The dfbeta Command - Linear Regression Post-estimation

This command generates a dfbeta value for each observation of each independent variable in your regression model. To calculate the dfbeta, Stata compares the coefficient value when an observation is included in the regression model, versus the coefficient value when the same observation is excluded. It does this for the coefficient values of each independent variable in the model. This generates a dfbeta value for each individual observation for each variable.

The dfbeta is used to help identify individual observations that are having an unusually high influence on your model. It is suggested by Belsley, Kuh, and Welsch (1980) that you should look closely at observations where the dfbeta is greater than 2 divided by the square root of N (total number of observations).

How to Use:

*Perform a regression, then

dfbeta, stub(new_varname)

Worked Example:

In this example I use the auto dataset. I am going to generate a linear regression, and then use dfbeta to identify individual observations that are skewing my regression model. In the command pane I type the following:

sysuse auto, clear
regress price mpg rep78
dfbeta, stub(beta)

From this I get the following output:

The dfbeta command has generated beta values for each observation for mpg (beta1) and rep78 (beta2). The 5 missing values are generated because in the rep78 variable there are 5 observations with a missing rep78 value. Stata excludes observations with missing values when generating a regression model.

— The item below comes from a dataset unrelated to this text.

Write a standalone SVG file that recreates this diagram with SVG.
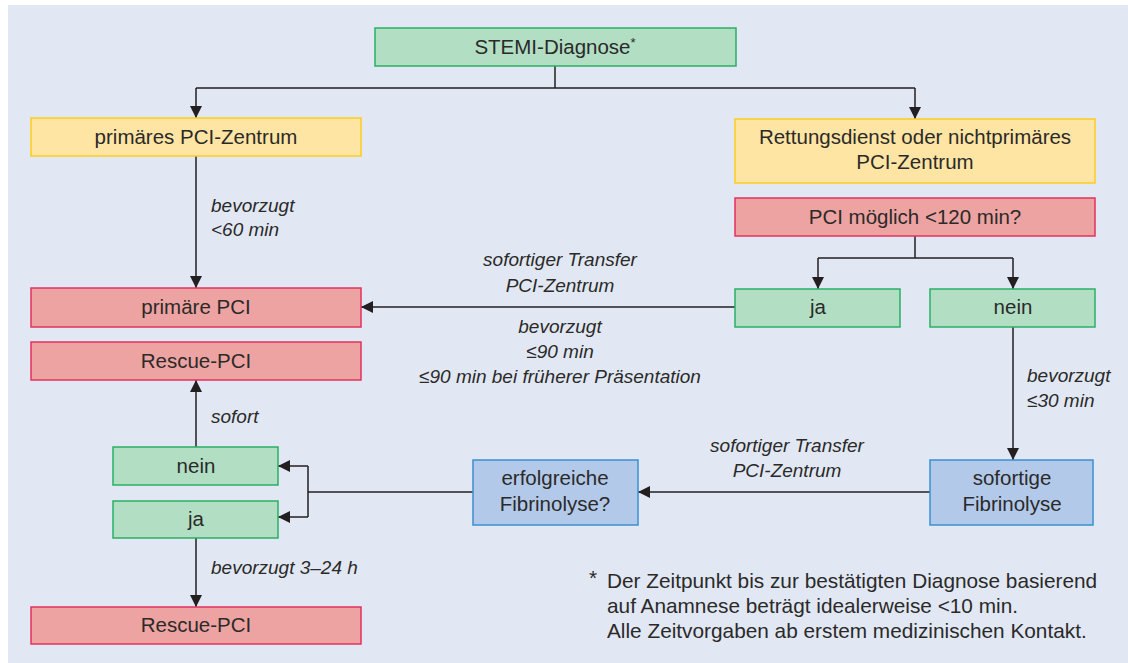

Now I want to look specifically for observations that are overly influential. Let’s use the formula from earlier (2/√69). This gives us a value of ~0.241, so we want to look for any beta values that are higher than this. In the command pane I type the following:

list make beta* if abs(beta1) > 0.241 & rep78 != . | abs(beta2) > 0.241 & rep78 != .

This lists the following 8 cars to the results pane:

The Cadillac Eldorado and Volvo 260 have a high impact on the coefficient for both mpg and rep78. All three Lincolns, as well as the Mercedes Cougar and the Volkswagen Diesel have a high impact on the coefficient for mpg, but a negligible impact on the rep78 coefficient. Finally the Toyota Corona has a high impact on the rep78 coefficient.

These dfbetas suggest it is alright to leave the Lincoln Continental, Mercedes Cougar and Toyota Corona in the regression model. Though the dfbeta values of these cars are over the 0.241 threshold, they are only just over the cutoff. I am going to exclude the other five cars from the regression model to see if I can get a more uniform model.

The dfbeta values of the cars I think its alright to keep in the model are all under 0.26, and the dfbeta of the cars I want to exclude all easily exceed this value. I use this value as a cutoff to exclude the chosen five cars from my new regression model. In the command pane I type the following:

generate dummy = 0
replace dummy = 1 if abs(beta1) > 0.26 | abs(beta2) > 0.26
regress price mpg rep78 if dummy == 0

This gives me the following regression model:

Now we compare the two models to see how much of an impact our 5 cars were having on the first model. The best comparison to make is between the R-squared or adjusted-R-squared values for each model. The R-squared value is a measure of how much variance can be explained by your regression model. The adjusted-R-squared value is seen as a more important indicator than the normal R-squared value in multiple linear regressions (linear regressions with more than one independent variable). This is because as you add more and more independent variables to a regression model, the normal R-squared will increase simply because there are more variables. The adjusted-R-squared accounts for this by penalizing you if you include variables with a weak or nonexistent relationship with the dependent variable. As we are looking at a multiple linear regression, we will compare the two adjusted R-squared values.

For the first model the adjusted R-squared is 0.2283, indicating the first model explains about 22.8% of the total variance. For the second model the adjusted R-squared is 0.1771, indicating the second model explains about 17.7% of the total variance. This is a difference of about 5%, with the second model explaining 5% less variance than the first.

This comparison shows the impact of the 5 now-excluded cars is quite significant. The difference between adjusted-R-squared values tells us that 0.0512 of the total 0.2283 from the first model was explained by 5 cars. That difference is about 22% of the total variance the first model explained (0.0512 / 0.2283 * 100).

In the first model there were 69 total observations, of which our 5 cars represented about 7% (5 / 69 * 100). However, that 7% was responsible for explaining about 22% (or just over one fifth) of the total variance the whole model explained. That is a significant influence, and it was giving us an over-positive estimate of the actual amount of variance explained by our regression model.

It is important to use dfbeta to look for overly-influential observations. In this analysis I simply removed any observations I regarded as overly-influential, however this is usually not the best way of dealing with this problem. The observations you identify with this command can include outliers you hadn’t yet identified, or other erroneous data. How you deal with these influential observations depends on what you discover about them.